— EXERCISE GOAL —
Return the data exactly, with all pictures removed.

— INFORMATION SUPPLIED —
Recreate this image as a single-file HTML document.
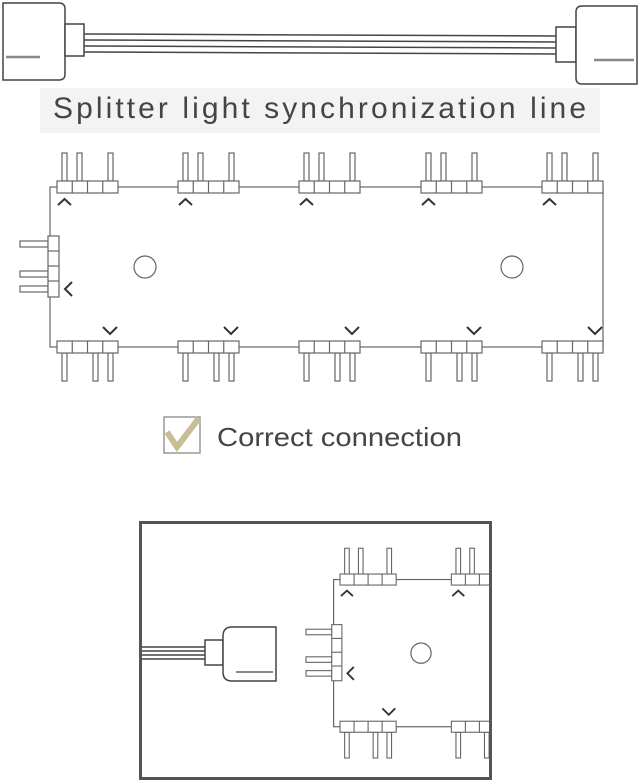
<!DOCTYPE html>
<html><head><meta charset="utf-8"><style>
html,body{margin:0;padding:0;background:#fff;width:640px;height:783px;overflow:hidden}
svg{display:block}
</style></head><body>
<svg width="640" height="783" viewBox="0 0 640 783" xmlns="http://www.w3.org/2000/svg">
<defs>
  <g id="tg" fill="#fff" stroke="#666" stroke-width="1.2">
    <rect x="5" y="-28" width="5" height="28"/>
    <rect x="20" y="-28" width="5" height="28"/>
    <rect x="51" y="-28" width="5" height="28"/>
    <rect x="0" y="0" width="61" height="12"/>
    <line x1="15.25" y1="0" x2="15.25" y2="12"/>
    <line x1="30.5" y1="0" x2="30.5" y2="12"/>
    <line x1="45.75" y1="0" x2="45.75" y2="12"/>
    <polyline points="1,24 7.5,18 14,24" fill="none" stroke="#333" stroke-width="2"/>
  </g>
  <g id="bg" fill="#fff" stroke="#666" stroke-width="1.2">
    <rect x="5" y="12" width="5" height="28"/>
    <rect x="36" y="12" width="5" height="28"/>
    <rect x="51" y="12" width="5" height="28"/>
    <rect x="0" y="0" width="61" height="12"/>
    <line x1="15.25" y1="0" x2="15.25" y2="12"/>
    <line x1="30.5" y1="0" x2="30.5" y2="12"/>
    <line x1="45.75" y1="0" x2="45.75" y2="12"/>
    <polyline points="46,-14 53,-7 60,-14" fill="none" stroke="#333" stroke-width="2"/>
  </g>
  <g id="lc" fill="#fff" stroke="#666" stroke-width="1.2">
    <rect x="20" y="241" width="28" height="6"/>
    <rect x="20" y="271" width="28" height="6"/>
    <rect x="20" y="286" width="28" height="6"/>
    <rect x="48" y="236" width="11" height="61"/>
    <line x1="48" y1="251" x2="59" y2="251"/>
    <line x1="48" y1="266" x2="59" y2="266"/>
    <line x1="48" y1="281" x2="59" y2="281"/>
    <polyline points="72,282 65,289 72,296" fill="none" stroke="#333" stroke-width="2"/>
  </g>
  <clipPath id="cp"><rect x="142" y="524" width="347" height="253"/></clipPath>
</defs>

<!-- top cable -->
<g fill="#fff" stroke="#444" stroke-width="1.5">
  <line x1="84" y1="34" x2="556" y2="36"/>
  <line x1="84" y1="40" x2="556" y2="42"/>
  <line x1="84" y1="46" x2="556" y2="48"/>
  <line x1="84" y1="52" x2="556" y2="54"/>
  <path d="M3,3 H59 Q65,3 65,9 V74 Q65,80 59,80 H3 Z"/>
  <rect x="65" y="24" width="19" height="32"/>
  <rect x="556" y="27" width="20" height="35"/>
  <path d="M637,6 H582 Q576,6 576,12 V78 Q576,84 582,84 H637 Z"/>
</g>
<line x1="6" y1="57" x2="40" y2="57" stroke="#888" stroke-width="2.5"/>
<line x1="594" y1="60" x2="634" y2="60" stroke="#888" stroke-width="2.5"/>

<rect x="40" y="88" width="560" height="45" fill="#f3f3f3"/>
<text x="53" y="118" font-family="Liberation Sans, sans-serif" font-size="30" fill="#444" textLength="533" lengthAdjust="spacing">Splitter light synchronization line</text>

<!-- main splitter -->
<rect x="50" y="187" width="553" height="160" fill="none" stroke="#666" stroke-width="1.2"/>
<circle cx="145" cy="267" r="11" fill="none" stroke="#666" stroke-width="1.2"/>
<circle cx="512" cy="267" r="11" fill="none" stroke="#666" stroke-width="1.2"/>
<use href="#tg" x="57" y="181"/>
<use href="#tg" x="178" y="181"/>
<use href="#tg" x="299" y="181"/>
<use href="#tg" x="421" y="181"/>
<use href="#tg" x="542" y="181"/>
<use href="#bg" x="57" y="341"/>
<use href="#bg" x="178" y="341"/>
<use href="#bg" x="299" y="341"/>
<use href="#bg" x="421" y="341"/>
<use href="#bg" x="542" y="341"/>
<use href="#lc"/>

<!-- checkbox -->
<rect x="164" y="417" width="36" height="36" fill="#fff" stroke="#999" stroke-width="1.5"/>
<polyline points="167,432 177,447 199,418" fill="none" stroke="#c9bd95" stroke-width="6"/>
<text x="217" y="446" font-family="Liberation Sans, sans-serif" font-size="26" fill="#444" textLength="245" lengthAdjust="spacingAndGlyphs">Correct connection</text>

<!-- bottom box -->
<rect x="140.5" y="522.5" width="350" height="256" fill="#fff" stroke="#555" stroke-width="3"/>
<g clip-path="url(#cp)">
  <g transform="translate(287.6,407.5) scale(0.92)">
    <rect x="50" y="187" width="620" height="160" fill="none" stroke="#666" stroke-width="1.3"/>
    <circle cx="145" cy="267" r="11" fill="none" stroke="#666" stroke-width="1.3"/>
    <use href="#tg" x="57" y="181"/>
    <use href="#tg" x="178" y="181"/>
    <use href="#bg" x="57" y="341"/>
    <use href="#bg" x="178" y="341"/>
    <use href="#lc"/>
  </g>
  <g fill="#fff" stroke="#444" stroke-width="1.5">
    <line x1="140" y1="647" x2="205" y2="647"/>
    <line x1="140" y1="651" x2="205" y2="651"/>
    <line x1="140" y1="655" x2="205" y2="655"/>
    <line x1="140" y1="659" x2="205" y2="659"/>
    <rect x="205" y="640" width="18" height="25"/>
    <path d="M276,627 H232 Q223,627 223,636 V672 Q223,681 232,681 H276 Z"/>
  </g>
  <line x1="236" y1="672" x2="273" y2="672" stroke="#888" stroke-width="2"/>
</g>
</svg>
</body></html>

— COMPLETE OUTPUT —
Recreate this image as a single-file HTML document.
<!DOCTYPE html>
<html><head><meta charset="utf-8"><style>
html,body{margin:0;padding:0;background:#fff;width:640px;height:783px;overflow:hidden}
svg{display:block}
</style></head><body>
<svg width="640" height="783" viewBox="0 0 640 783" xmlns="http://www.w3.org/2000/svg">
<defs>
  <g id="tg" fill="#fff" stroke="#666" stroke-width="1.2">
    <rect x="5" y="-28" width="5" height="28"/>
    <rect x="20" y="-28" width="5" height="28"/>
    <rect x="51" y="-28" width="5" height="28"/>
    <rect x="0" y="0" width="61" height="12"/>
    <line x1="15.25" y1="0" x2="15.25" y2="12"/>
    <line x1="30.5" y1="0" x2="30.5" y2="12"/>
    <line x1="45.75" y1="0" x2="45.75" y2="12"/>
    <polyline points="1,24 7.5,18 14,24" fill="none" stroke="#333" stroke-width="2"/>
  </g>
  <g id="bg" fill="#fff" stroke="#666" stroke-width="1.2">
    <rect x="5" y="12" width="5" height="28"/>
    <rect x="36" y="12" width="5" height="28"/>
    <rect x="51" y="12" width="5" height="28"/>
    <rect x="0" y="0" width="61" height="12"/>
    <line x1="15.25" y1="0" x2="15.25" y2="12"/>
    <line x1="30.5" y1="0" x2="30.5" y2="12"/>
    <line x1="45.75" y1="0" x2="45.75" y2="12"/>
    <polyline points="46,-14 53,-7 60,-14" fill="none" stroke="#333" stroke-width="2"/>
  </g>
  <g id="lc" fill="#fff" stroke="#666" stroke-width="1.2">
    <rect x="20" y="241" width="28" height="6"/>
    <rect x="20" y="271" width="28" height="6"/>
    <rect x="20" y="286" width="28" height="6"/>
    <rect x="48" y="236" width="11" height="61"/>
    <line x1="48" y1="251" x2="59" y2="251"/>
    <line x1="48" y1="266" x2="59" y2="266"/>
    <line x1="48" y1="281" x2="59" y2="281"/>
    <polyline points="72,282 65,289 72,296" fill="none" stroke="#333" stroke-width="2"/>
  </g>
  <clipPath id="cp"><rect x="142" y="524" width="347" height="253"/></clipPath>
</defs>

<!-- top cable -->
<g fill="#fff" stroke="#444" stroke-width="1.5">
  <line x1="84" y1="34" x2="556" y2="36"/>
  <line x1="84" y1="40" x2="556" y2="42"/>
  <line x1="84" y1="46" x2="556" y2="48"/>
  <line x1="84" y1="52" x2="556" y2="54"/>
  <path d="M3,3 H59 Q65,3 65,9 V74 Q65,80 59,80 H3 Z"/>
  <rect x="65" y="24" width="19" height="32"/>
  <rect x="556" y="27" width="20" height="35"/>
  <path d="M637,6 H582 Q576,6 576,12 V78 Q576,84 582,84 H637 Z"/>
</g>
<line x1="6" y1="57" x2="40" y2="57" stroke="#888" stroke-width="2.5"/>
<line x1="594" y1="60" x2="634" y2="60" stroke="#888" stroke-width="2.5"/>

<rect x="40" y="88" width="560" height="45" fill="#f3f3f3"/>
<text x="53" y="118" font-family="Liberation Sans, sans-serif" font-size="30" fill="#444" textLength="533" lengthAdjust="spacing">Splitter light synchronization line</text>

<!-- main splitter -->
<rect x="50" y="187" width="553" height="160" fill="none" stroke="#666" stroke-width="1.2"/>
<circle cx="145" cy="267" r="11" fill="none" stroke="#666" stroke-width="1.2"/>
<circle cx="512" cy="267" r="11" fill="none" stroke="#666" stroke-width="1.2"/>
<use href="#tg" x="57" y="181"/>
<use href="#tg" x="178" y="181"/>
<use href="#tg" x="299" y="181"/>
<use href="#tg" x="421" y="181"/>
<use href="#tg" x="542" y="181"/>
<use href="#bg" x="57" y="341"/>
<use href="#bg" x="178" y="341"/>
<use href="#bg" x="299" y="341"/>
<use href="#bg" x="421" y="341"/>
<use href="#bg" x="542" y="341"/>
<use href="#lc"/>

<!-- checkbox -->
<rect x="164" y="417" width="36" height="36" fill="#fff" stroke="#999" stroke-width="1.5"/>
<polyline points="167,432 177,447 199,418" fill="none" stroke="#c9bd95" stroke-width="6"/>
<text x="217" y="446" font-family="Liberation Sans, sans-serif" font-size="26" fill="#444" textLength="245" lengthAdjust="spacingAndGlyphs">Correct connection</text>

<!-- bottom box -->
<rect x="140.5" y="522.5" width="350" height="256" fill="#fff" stroke="#555" stroke-width="3"/>
<g clip-path="url(#cp)">
  <g transform="translate(287.6,407.5) scale(0.92)">
    <rect x="50" y="187" width="620" height="160" fill="none" stroke="#666" stroke-width="1.3"/>
    <circle cx="145" cy="267" r="11" fill="none" stroke="#666" stroke-width="1.3"/>
    <use href="#tg" x="57" y="181"/>
    <use href="#tg" x="178" y="181"/>
    <use href="#bg" x="57" y="341"/>
    <use href="#bg" x="178" y="341"/>
    <use href="#lc"/>
  </g>
  <g fill="#fff" stroke="#444" stroke-width="1.5">
    <line x1="140" y1="647" x2="205" y2="647"/>
    <line x1="140" y1="651" x2="205" y2="651"/>
    <line x1="140" y1="655" x2="205" y2="655"/>
    <line x1="140" y1="659" x2="205" y2="659"/>
    <rect x="205" y="640" width="18" height="25"/>
    <path d="M276,627 H232 Q223,627 223,636 V672 Q223,681 232,681 H276 Z"/>
  </g>
  <line x1="236" y1="672" x2="273" y2="672" stroke="#888" stroke-width="2"/>
</g>
</svg>
</body></html>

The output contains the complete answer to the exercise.